Of the lines in these entries, how many contain the string "this"? Give the number and nothing else.

══ Data section ══

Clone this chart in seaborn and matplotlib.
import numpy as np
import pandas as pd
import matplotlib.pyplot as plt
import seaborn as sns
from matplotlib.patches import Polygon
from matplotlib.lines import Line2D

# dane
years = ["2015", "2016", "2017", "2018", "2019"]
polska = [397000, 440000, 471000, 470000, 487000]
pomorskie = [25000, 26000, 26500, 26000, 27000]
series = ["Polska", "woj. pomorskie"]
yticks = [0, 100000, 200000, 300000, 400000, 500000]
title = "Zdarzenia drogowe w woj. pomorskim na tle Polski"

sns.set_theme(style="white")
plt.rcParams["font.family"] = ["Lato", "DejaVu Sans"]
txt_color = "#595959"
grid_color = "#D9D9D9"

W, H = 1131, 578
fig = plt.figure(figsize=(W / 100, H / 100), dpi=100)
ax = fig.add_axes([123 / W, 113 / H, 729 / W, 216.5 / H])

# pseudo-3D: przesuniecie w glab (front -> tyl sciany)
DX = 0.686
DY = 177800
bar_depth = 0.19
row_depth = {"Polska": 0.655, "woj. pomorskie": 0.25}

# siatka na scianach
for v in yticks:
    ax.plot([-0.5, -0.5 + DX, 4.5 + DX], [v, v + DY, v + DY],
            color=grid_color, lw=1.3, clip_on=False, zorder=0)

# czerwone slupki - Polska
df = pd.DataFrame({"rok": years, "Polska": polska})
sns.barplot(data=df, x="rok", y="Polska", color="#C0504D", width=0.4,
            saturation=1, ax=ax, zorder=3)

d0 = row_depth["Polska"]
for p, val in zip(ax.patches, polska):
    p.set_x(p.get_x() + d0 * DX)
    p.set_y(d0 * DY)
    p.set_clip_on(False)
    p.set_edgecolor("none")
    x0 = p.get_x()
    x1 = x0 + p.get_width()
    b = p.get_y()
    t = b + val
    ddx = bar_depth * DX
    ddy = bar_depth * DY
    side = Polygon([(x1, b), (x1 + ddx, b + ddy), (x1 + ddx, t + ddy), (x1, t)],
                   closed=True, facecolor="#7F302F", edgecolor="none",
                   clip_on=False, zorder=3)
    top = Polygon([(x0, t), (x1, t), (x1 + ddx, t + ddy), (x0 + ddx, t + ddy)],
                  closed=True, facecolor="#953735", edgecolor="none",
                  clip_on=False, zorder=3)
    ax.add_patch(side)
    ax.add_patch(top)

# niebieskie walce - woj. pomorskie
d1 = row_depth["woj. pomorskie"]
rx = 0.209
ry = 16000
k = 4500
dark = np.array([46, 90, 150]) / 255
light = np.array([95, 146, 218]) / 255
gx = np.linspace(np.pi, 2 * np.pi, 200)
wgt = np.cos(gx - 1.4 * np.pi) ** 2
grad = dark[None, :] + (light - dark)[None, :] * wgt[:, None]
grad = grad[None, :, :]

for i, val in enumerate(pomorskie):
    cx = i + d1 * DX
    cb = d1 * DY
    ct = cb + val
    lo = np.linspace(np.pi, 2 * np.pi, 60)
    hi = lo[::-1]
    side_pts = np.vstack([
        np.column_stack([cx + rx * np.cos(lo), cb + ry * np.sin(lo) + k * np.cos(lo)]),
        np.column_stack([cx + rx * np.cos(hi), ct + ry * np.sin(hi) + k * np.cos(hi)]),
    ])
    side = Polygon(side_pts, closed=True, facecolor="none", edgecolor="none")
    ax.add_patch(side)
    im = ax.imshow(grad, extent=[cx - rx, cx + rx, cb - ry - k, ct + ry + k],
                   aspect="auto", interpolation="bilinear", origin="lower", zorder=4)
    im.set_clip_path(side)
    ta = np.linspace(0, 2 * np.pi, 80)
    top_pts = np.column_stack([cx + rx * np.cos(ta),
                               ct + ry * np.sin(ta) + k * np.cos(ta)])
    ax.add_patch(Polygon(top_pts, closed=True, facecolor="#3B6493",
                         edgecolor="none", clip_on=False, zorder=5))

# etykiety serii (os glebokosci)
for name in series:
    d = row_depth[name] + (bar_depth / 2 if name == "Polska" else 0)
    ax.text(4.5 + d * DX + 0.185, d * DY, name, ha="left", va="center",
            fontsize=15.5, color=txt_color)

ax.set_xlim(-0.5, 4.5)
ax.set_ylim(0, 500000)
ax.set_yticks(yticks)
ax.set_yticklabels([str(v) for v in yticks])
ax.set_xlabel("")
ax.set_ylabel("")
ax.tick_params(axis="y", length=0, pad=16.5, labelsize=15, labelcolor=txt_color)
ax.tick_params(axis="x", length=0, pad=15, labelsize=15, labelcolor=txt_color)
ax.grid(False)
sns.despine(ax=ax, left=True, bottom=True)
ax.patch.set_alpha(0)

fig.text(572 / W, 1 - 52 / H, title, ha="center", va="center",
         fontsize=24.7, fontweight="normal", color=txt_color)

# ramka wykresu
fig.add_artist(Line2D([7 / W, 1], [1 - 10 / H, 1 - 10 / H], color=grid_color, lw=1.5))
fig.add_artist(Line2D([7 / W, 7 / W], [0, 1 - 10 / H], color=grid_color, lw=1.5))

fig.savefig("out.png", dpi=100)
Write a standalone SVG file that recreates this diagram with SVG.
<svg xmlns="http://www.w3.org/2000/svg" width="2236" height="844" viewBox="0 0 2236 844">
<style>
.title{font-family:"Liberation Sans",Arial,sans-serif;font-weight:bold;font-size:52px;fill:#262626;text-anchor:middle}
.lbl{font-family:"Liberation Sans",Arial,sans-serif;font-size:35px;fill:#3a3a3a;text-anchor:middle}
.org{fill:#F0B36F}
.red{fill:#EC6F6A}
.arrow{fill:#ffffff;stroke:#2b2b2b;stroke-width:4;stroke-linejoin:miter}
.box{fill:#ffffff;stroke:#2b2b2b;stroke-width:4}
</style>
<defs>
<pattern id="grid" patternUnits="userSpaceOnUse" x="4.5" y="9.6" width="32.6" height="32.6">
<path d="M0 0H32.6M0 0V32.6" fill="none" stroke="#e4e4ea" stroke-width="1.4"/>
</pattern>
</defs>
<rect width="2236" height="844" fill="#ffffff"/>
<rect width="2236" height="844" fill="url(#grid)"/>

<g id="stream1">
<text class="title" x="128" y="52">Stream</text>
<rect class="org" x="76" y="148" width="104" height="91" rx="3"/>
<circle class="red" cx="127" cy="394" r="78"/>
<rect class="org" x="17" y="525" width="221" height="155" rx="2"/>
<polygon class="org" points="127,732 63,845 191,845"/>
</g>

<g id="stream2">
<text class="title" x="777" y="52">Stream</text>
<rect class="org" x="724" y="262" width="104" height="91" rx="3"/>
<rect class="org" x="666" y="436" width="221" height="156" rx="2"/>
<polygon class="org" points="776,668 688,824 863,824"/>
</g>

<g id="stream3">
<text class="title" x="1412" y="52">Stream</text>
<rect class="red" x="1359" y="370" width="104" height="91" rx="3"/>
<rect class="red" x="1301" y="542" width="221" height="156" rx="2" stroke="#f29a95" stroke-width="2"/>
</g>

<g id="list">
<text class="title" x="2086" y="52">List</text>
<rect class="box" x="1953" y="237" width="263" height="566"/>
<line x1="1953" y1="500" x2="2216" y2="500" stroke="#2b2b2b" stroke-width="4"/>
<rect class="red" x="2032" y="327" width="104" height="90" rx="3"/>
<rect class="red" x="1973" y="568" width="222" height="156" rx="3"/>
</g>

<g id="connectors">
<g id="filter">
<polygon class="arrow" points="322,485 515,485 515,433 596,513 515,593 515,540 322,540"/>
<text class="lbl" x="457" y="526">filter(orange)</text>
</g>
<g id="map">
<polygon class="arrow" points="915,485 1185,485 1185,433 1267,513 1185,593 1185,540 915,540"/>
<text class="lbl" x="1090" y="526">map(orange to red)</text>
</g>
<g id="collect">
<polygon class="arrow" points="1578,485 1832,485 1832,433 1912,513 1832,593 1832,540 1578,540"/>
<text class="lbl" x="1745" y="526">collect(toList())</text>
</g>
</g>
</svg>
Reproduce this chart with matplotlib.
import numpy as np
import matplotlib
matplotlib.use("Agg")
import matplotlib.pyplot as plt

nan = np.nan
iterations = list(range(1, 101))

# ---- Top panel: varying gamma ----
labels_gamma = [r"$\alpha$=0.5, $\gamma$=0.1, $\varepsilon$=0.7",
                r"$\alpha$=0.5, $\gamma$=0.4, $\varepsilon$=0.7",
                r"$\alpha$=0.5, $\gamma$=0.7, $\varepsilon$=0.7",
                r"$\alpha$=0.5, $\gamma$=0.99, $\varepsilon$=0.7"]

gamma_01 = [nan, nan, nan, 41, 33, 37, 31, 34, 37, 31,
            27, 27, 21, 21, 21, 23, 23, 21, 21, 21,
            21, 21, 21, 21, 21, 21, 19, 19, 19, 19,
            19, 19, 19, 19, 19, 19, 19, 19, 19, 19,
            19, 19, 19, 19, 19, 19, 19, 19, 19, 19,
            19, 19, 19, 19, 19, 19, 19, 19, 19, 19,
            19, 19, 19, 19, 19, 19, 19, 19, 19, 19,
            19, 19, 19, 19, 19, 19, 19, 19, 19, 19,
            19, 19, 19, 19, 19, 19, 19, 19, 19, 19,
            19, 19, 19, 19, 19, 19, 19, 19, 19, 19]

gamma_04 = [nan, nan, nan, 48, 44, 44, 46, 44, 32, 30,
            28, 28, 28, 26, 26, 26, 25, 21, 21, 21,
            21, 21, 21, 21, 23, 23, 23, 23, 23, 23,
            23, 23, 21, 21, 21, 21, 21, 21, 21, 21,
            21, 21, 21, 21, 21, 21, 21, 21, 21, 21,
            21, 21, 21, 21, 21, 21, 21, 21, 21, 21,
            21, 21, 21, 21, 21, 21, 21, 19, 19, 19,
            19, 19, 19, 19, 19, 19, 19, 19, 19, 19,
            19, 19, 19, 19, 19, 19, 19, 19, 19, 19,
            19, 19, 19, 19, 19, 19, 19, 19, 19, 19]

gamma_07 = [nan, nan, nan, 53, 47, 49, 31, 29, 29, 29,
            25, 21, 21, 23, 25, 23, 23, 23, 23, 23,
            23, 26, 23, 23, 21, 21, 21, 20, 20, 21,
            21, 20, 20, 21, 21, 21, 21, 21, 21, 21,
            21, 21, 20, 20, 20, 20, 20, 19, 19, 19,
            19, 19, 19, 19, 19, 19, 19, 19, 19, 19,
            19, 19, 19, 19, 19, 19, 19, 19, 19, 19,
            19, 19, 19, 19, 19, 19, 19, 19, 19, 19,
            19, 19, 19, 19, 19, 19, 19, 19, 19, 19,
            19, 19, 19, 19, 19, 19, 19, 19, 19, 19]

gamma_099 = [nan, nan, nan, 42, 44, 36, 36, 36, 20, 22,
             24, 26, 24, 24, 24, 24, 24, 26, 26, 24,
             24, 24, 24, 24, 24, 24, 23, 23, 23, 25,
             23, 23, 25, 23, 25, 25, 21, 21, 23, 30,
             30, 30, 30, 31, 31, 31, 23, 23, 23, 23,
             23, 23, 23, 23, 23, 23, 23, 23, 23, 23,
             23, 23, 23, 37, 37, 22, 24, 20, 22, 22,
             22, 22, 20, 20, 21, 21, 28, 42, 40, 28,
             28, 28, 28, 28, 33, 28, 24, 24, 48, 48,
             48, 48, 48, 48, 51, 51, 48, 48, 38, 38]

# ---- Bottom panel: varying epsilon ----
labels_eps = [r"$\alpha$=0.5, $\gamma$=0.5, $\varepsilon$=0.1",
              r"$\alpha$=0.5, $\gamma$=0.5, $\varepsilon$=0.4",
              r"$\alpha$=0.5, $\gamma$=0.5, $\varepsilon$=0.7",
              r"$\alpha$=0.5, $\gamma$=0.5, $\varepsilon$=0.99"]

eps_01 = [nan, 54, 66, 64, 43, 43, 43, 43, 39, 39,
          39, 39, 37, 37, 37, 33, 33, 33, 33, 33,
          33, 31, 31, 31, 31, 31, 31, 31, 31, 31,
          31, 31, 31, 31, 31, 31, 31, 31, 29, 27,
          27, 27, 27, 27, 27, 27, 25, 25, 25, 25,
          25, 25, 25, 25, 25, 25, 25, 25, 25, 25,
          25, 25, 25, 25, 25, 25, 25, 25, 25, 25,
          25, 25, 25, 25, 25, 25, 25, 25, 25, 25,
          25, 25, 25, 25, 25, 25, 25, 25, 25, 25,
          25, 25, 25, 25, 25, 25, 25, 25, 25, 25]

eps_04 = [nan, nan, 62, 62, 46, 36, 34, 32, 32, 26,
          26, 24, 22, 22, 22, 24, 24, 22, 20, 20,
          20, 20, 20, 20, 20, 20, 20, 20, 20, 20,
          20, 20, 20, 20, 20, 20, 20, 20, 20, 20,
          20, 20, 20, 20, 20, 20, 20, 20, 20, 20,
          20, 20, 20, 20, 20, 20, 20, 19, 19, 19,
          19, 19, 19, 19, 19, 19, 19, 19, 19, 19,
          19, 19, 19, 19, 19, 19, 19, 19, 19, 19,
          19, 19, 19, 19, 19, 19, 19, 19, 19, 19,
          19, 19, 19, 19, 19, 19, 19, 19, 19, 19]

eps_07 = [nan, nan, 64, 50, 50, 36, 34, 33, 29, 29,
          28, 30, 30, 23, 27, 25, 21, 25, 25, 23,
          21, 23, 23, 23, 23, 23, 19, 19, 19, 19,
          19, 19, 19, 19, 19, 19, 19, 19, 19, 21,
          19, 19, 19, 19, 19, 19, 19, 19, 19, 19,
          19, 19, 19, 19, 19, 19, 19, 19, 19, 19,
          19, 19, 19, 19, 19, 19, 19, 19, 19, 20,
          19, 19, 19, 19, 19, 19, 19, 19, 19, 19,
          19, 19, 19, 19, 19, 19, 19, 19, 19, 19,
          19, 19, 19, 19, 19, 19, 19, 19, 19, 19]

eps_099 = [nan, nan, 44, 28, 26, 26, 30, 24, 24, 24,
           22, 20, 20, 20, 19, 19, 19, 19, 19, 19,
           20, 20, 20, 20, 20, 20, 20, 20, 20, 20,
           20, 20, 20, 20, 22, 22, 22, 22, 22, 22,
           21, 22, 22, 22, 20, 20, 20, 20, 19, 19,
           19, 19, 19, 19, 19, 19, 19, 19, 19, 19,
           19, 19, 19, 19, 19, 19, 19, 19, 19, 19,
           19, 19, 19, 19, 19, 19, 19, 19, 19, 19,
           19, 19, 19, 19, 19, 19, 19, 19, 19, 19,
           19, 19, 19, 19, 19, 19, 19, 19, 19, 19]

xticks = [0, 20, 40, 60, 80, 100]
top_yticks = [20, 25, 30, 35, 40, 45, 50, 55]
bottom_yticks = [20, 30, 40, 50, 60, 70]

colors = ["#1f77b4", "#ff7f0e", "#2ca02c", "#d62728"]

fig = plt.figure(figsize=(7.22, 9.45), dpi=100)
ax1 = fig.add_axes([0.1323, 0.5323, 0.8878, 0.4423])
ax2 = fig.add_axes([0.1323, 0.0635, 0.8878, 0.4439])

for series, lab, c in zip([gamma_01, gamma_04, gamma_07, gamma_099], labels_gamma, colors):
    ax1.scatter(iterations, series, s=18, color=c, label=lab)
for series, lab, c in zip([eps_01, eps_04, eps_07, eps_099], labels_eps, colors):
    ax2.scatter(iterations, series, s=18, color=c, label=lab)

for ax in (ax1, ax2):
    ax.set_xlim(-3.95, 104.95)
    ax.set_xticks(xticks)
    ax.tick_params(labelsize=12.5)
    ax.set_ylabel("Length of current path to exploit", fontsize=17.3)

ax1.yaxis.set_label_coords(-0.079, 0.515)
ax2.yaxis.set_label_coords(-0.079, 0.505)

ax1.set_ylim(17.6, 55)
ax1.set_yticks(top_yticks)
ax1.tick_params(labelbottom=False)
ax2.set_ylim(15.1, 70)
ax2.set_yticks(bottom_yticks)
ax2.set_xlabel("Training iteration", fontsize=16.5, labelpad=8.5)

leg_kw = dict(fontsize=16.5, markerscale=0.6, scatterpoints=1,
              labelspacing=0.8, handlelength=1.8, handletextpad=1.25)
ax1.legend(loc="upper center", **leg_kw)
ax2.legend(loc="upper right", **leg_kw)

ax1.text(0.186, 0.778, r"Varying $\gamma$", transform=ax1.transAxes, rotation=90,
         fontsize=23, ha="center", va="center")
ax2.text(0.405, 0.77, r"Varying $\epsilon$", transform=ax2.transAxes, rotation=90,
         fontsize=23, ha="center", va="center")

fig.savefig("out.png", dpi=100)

═══

--- Output of the exercise ---
3